SOURCE DATA:
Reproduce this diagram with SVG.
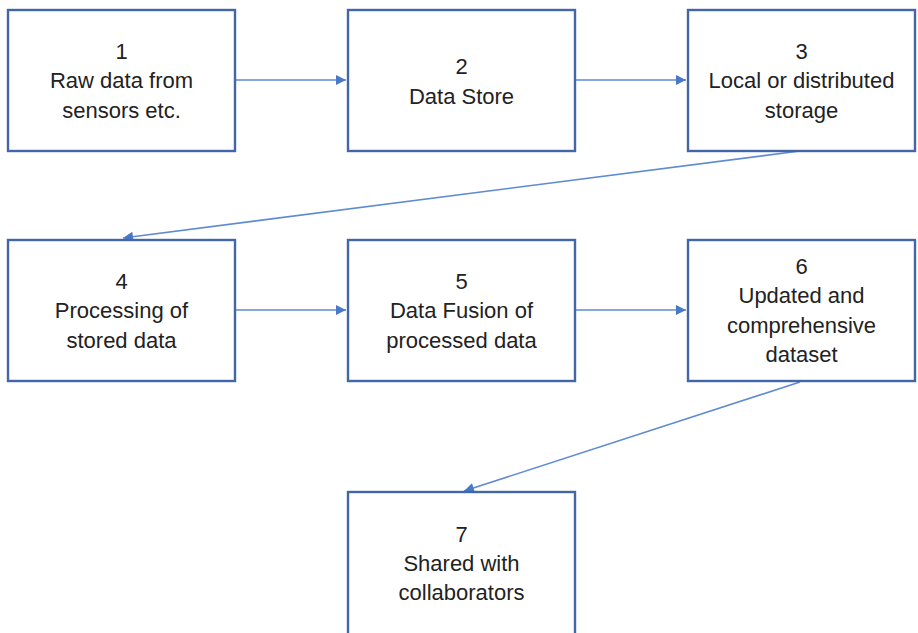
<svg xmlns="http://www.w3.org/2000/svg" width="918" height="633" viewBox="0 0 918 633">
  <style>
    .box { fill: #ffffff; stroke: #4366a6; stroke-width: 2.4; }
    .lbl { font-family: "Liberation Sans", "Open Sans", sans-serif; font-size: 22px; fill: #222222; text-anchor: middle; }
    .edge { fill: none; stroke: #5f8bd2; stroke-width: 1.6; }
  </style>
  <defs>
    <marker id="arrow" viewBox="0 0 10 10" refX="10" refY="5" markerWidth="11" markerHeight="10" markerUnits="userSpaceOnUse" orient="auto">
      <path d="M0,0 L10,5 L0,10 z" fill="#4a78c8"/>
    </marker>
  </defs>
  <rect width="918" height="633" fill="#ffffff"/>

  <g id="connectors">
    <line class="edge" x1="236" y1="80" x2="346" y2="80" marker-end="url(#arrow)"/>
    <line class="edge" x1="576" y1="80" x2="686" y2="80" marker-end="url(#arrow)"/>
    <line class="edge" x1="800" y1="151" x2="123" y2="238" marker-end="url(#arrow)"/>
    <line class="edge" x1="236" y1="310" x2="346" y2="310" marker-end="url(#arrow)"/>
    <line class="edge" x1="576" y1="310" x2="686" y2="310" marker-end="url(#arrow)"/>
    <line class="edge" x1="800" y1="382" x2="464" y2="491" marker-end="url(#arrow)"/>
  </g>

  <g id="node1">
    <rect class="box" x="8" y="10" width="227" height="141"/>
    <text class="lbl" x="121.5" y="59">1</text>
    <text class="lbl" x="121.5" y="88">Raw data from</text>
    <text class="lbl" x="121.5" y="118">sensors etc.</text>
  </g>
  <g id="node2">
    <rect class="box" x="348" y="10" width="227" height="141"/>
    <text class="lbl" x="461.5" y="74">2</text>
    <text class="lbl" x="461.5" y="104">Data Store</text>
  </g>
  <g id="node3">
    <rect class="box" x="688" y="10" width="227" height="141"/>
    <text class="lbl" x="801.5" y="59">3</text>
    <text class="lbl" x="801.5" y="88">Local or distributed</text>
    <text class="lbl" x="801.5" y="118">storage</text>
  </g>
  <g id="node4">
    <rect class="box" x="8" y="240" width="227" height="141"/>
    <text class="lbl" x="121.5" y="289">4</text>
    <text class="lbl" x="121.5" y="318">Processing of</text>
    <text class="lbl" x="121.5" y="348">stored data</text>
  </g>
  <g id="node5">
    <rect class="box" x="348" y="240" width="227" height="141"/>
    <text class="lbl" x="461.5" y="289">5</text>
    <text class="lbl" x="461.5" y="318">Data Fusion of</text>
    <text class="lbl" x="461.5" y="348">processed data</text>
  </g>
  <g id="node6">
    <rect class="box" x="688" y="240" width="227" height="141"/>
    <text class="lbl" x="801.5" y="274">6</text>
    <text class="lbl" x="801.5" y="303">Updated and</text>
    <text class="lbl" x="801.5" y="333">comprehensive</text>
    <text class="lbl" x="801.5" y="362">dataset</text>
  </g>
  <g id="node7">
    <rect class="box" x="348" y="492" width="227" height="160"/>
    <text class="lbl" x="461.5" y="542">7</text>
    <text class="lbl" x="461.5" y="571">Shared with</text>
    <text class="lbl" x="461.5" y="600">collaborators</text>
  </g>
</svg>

WHAT YOU WILL DO:
Go through the listing above and write it all out exactly, leaving out any picture.

WRITTEN ANSWER:
Reproduce this diagram with SVG.
<svg xmlns="http://www.w3.org/2000/svg" width="918" height="633" viewBox="0 0 918 633">
  <style>
    .box { fill: #ffffff; stroke: #4366a6; stroke-width: 2.4; }
    .lbl { font-family: "Liberation Sans", "Open Sans", sans-serif; font-size: 22px; fill: #222222; text-anchor: middle; }
    .edge { fill: none; stroke: #5f8bd2; stroke-width: 1.6; }
  </style>
  <defs>
    <marker id="arrow" viewBox="0 0 10 10" refX="10" refY="5" markerWidth="11" markerHeight="10" markerUnits="userSpaceOnUse" orient="auto">
      <path d="M0,0 L10,5 L0,10 z" fill="#4a78c8"/>
    </marker>
  </defs>
  <rect width="918" height="633" fill="#ffffff"/>

  <g id="connectors">
    <line class="edge" x1="236" y1="80" x2="346" y2="80" marker-end="url(#arrow)"/>
    <line class="edge" x1="576" y1="80" x2="686" y2="80" marker-end="url(#arrow)"/>
    <line class="edge" x1="800" y1="151" x2="123" y2="238" marker-end="url(#arrow)"/>
    <line class="edge" x1="236" y1="310" x2="346" y2="310" marker-end="url(#arrow)"/>
    <line class="edge" x1="576" y1="310" x2="686" y2="310" marker-end="url(#arrow)"/>
    <line class="edge" x1="800" y1="382" x2="464" y2="491" marker-end="url(#arrow)"/>
  </g>

  <g id="node1">
    <rect class="box" x="8" y="10" width="227" height="141"/>
    <text class="lbl" x="121.5" y="59">1</text>
    <text class="lbl" x="121.5" y="88">Raw data from</text>
    <text class="lbl" x="121.5" y="118">sensors etc.</text>
  </g>
  <g id="node2">
    <rect class="box" x="348" y="10" width="227" height="141"/>
    <text class="lbl" x="461.5" y="74">2</text>
    <text class="lbl" x="461.5" y="104">Data Store</text>
  </g>
  <g id="node3">
    <rect class="box" x="688" y="10" width="227" height="141"/>
    <text class="lbl" x="801.5" y="59">3</text>
    <text class="lbl" x="801.5" y="88">Local or distributed</text>
    <text class="lbl" x="801.5" y="118">storage</text>
  </g>
  <g id="node4">
    <rect class="box" x="8" y="240" width="227" height="141"/>
    <text class="lbl" x="121.5" y="289">4</text>
    <text class="lbl" x="121.5" y="318">Processing of</text>
    <text class="lbl" x="121.5" y="348">stored data</text>
  </g>
  <g id="node5">
    <rect class="box" x="348" y="240" width="227" height="141"/>
    <text class="lbl" x="461.5" y="289">5</text>
    <text class="lbl" x="461.5" y="318">Data Fusion of</text>
    <text class="lbl" x="461.5" y="348">processed data</text>
  </g>
  <g id="node6">
    <rect class="box" x="688" y="240" width="227" height="141"/>
    <text class="lbl" x="801.5" y="274">6</text>
    <text class="lbl" x="801.5" y="303">Updated and</text>
    <text class="lbl" x="801.5" y="333">comprehensive</text>
    <text class="lbl" x="801.5" y="362">dataset</text>
  </g>
  <g id="node7">
    <rect class="box" x="348" y="492" width="227" height="160"/>
    <text class="lbl" x="461.5" y="542">7</text>
    <text class="lbl" x="461.5" y="571">Shared with</text>
    <text class="lbl" x="461.5" y="600">collaborators</text>
  </g>
</svg>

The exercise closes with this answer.